The loan to the land-locked African country comes under the IMF's Rapid Credit Facility, a quick-disbursing fund for poor countries recovering from natural disasters or conflict. Mali descended into chaos after a military coup in March.
The agreement is subject to approval by the IMF's board early next year.
Mali received a $46 million loan from the IMF last year but cancelled it after soldiers toppled the president and al Qaeda-linked militants seized northern cities.
A leading producer of gold and cotton, Mali faces a budget shortfall in 2012, especially since the European Union and the United States suspended aid after the coup.
"Mali's economy is traversing a difficult period," Christian Josz, head of the IMF's mission, said in a statement. "Already under stress from the very poor 2011-12 harvest, it was severely affected by the March 2012 coup d'état and its aftermath."

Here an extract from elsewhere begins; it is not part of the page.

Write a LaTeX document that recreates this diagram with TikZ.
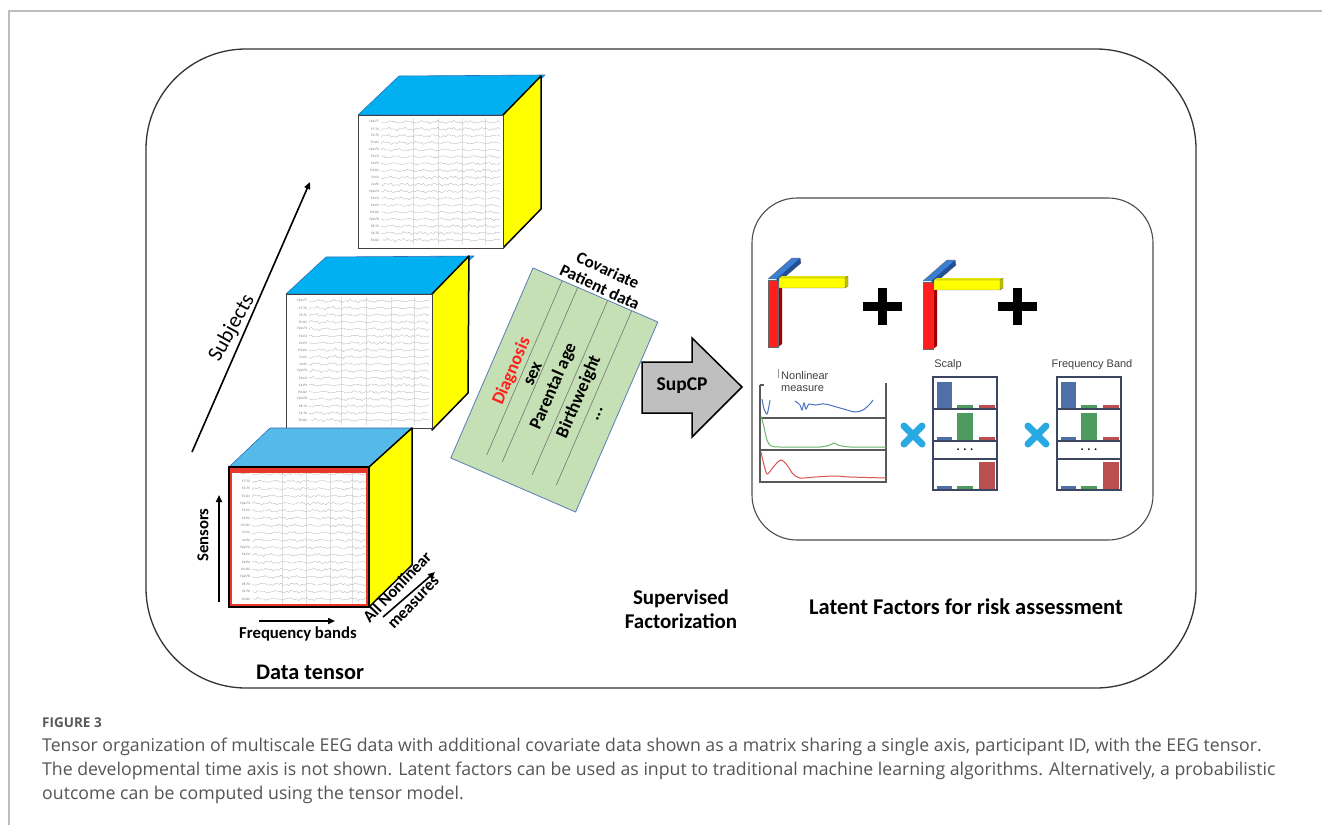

The IMF said national income should shrink 1.5 percent in 2012 before rebounding to 4 percent or 5 percent in 2013.
The Fund said that the government did well to cut public investment and reduce subsidies on oil and cooking gas, resulting in a "modest" budget deficit.
For 2013, Mali faces a budget shortfall of $110 million, but it will freeze spending unless it is able to plug the gap with development aid from donors, the IMF said.